A targeted ETF strategy that focuses on the rising usage of smartphones and e-commerce in an increasingly digital age has been among this year’s standout performers.
The ETFMG Prime Mobile Payments ETF (NYSEArca: IPAY) jumped 36.1% year-to-date, compared to the 21.7% gain for the S&P 500.
The ETFMG Prime Mobile Payments ETF was the first-to-market mobile payments ETF that tries to capitalize on the transition taking place from cash and physical credit card payments to a mobile and digital system. The market will continue to benefits from the proliferating usage of smartphones, ecommerce, and the need for quick-and-easy transactions as more consumers go digital, according to ETFMG
Looking ahead, the global mobile payment technology market is expected to reach $3.4 trillion by 2024, at a compound annual growth rate of 60% between 2018 and 2024, according to Zion Market Research. In 2017, the market was at $123.5 billion.
Sam Masucci, CEO of ETFMG, in a note argued that three themes within mobile payments will continue to contribute to the growth of the industry, including Blockchain, Open Banking and Cannabis Banking.

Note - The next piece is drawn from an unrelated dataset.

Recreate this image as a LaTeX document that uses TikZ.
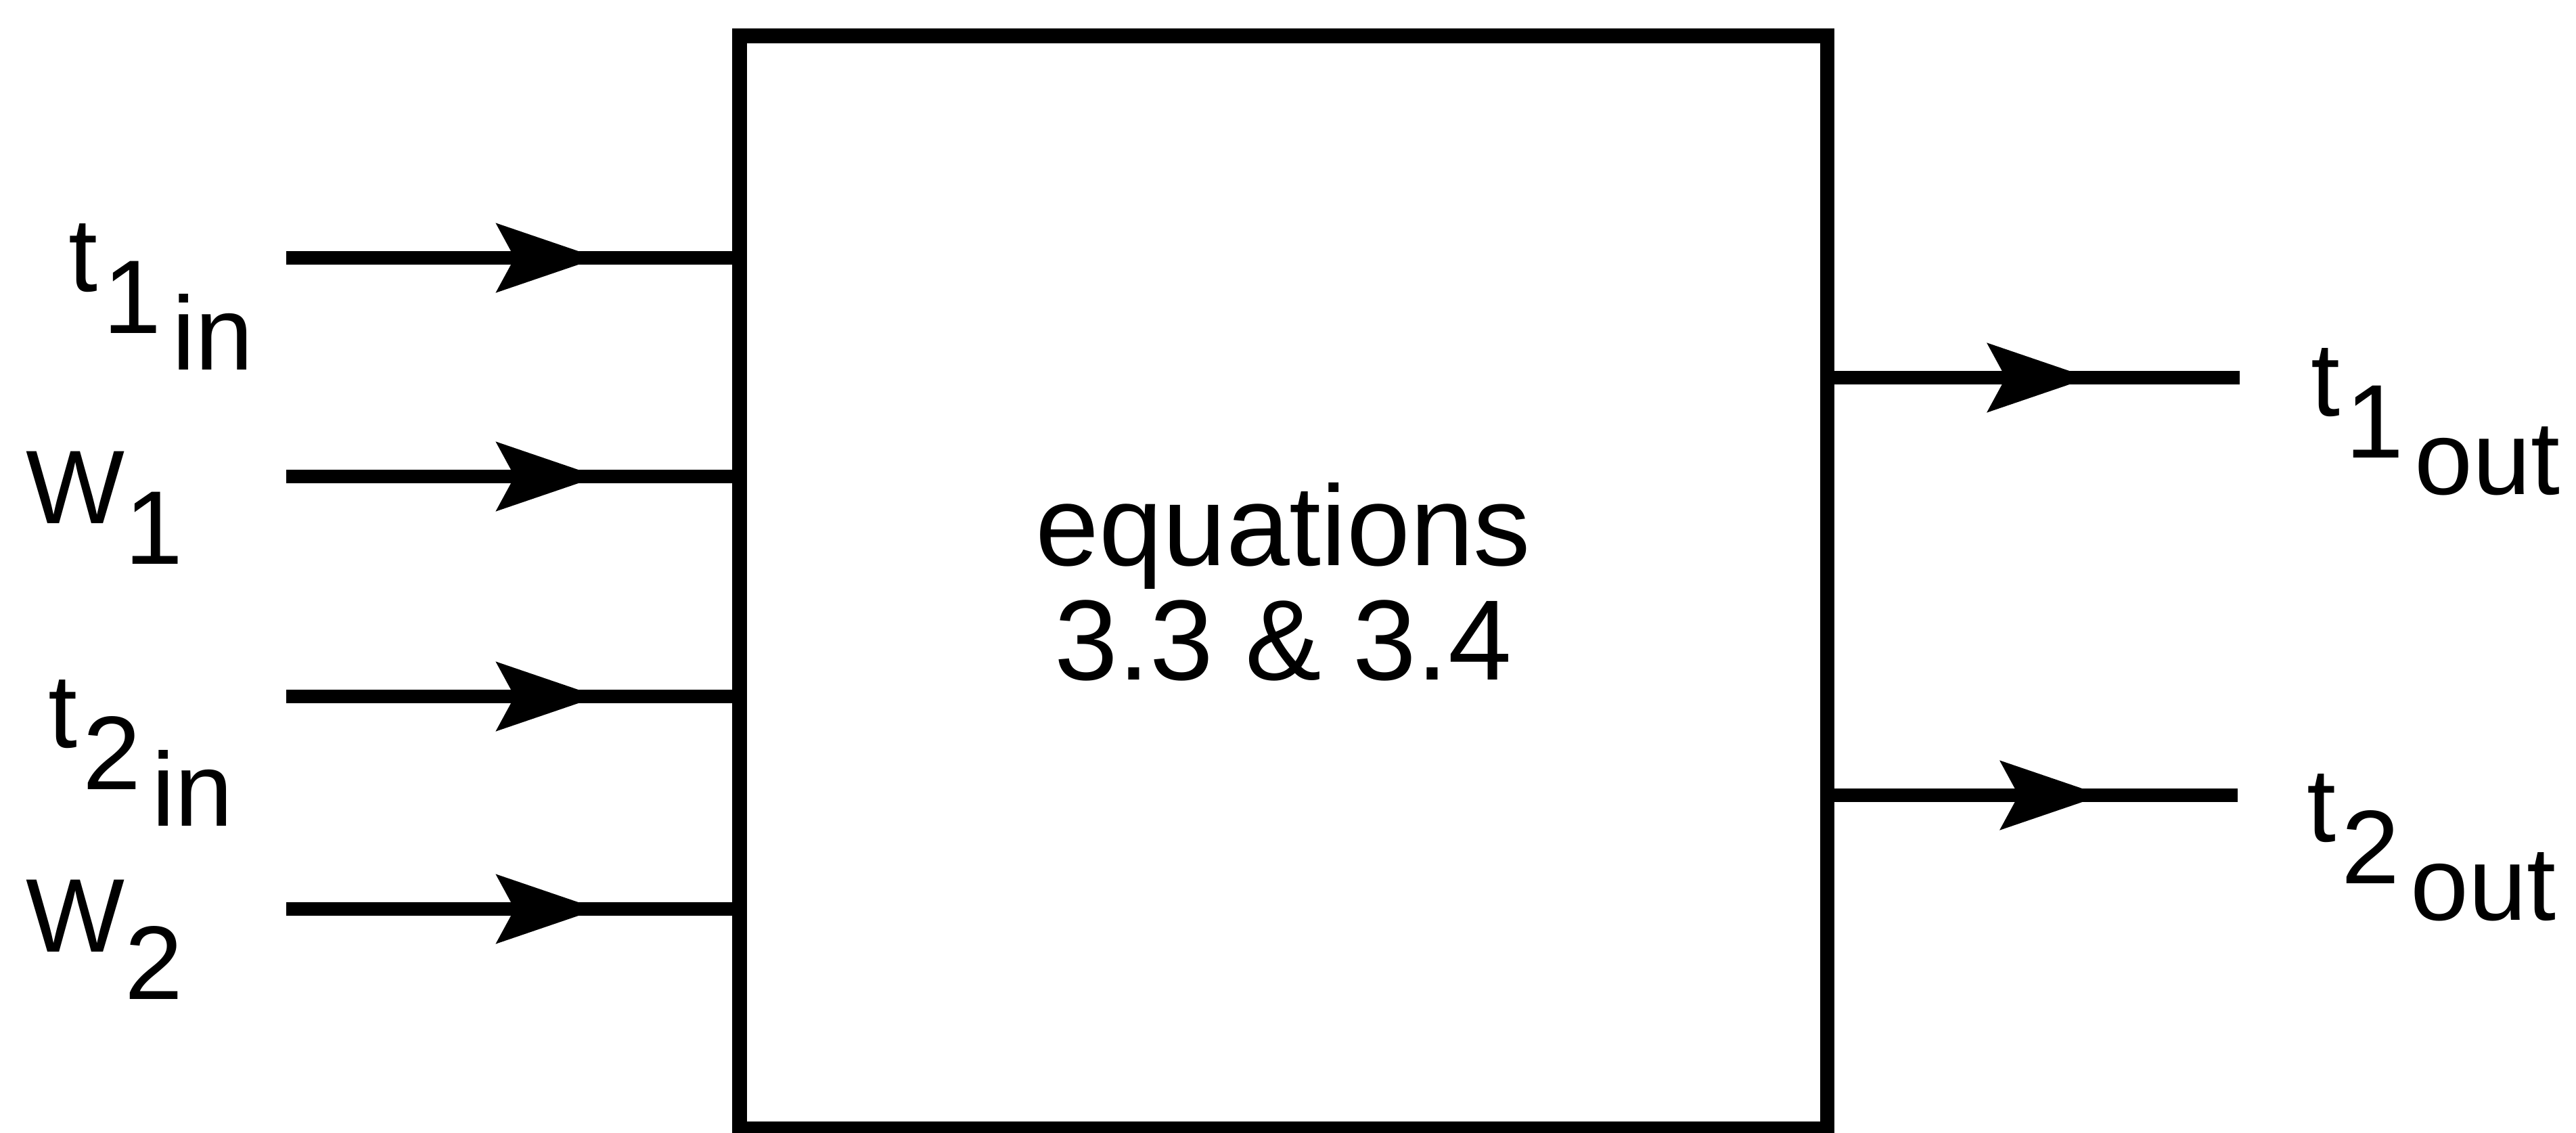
\documentclass[tikz,border=0pt]{standalone}
\usepackage{fontspec}
\setmainfont{Liberation Sans}
\usetikzlibrary{positioning}
\usetikzlibrary{arrows.meta}
\usetikzlibrary{decorations.markings}

\newcommand{\sublabel}[3]{#1\kern0.04cm\raisebox{-0.31cm}{#2\kern0.08cm\raisebox{-0.27cm}{#3}}}

\begin{document}
\begin{tikzpicture}[
    flow/.style={line width=2.8pt, postaction={decorate},
        decoration={markings, mark=at position #1 with {\arrow{Stealth[length=7.5mm, width=5mm, inset=1.3mm]}}}},
    lbl/.style={anchor=base west, inner sep=0pt, font=\fontsize{22}{24}\selectfont},
    block/.style={draw, line width=3pt, align=center, minimum width=8.035cm, minimum height=8.07cm, font=\fontsize{24}{24}\selectfont}
]
    \useasboundingbox (0,0) rectangle (19.035,-8.365);

    \node[block] (eq) at (9.4825,-4.30) {equations\\3.3 \& 3.4};

    \coordinate (in1) at (2.115,-1.905);
    \coordinate (in2) at (2.115,-3.52);
    \coordinate (in3) at (2.115,-5.145);
    \coordinate (in4) at (2.115,-6.715);
    \coordinate (out1) at (16.55,-2.79);
    \coordinate (out2) at (16.535,-5.875);

    \node[lbl] (t1in) at (0.5,-2.15) {\sublabel{t}{1}{in}};
    \node[lbl] (w1) at (0.185,-3.865) {W\raisebox{-0.3cm}{1}};
    \node[lbl] (t2in) at (0.35,-5.52) {\sublabel{t}{2}{in}};
    \node[lbl] (w2) at (0.185,-7.03) {W\raisebox{-0.35cm}{2}};
    \node[lbl] (t1out) at (17.07,-3.07) {\sublabel{t}{1}{out}};
    \node[lbl] (t2out) at (17.04,-6.215) {\sublabel{t}{2}{out}};

    \draw[flow=0.70] (in1) -- (in1 -| eq.west);
    \draw[flow=0.70] (in2) -- (in2 -| eq.west);
    \draw[flow=0.70] (in3) -- (in3 -| eq.west);
    \draw[flow=0.70] (in4) -- (in4 -| eq.west);
    \draw[flow=0.63] (out1 -| eq.east) -- (out1);
    \draw[flow=0.665] (out2 -| eq.east) -- (out2);

\end{tikzpicture}
\end{document}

IPAY tries to reflect the performance of the Prime Mobile Payments Index, which tracks the performance of the exchange-listed equity securities of companies across the globe that engage in providing payment processing services or applications, provide payment solutions, build or provide payment industry architecture, infrastructure or software, or provide services as a credit card network.
Top holdings include components like Fidelity national Information Serices 9.4%, Fiserv 8.9%, Mastercard 66.1%, Visa 6.1%, American Express 5.6%, Paypal Holdings 5.3%, Discover Financial Services 3.7%, Global PMTS 3.6%, FLeetcor Technologies 3.5% and Total Sys Services 3.5%.
The ETF also enjoyed large bumps this year after capturing 3 major acquisitions year-to-date, including Fiserv’s buyout of First Data, Fidelity National’s acquisition of Worldpay, and Global Payments buying Telecomm Systems. This sector ETF may continue to enjoy growth as the industry further matures and consolidates.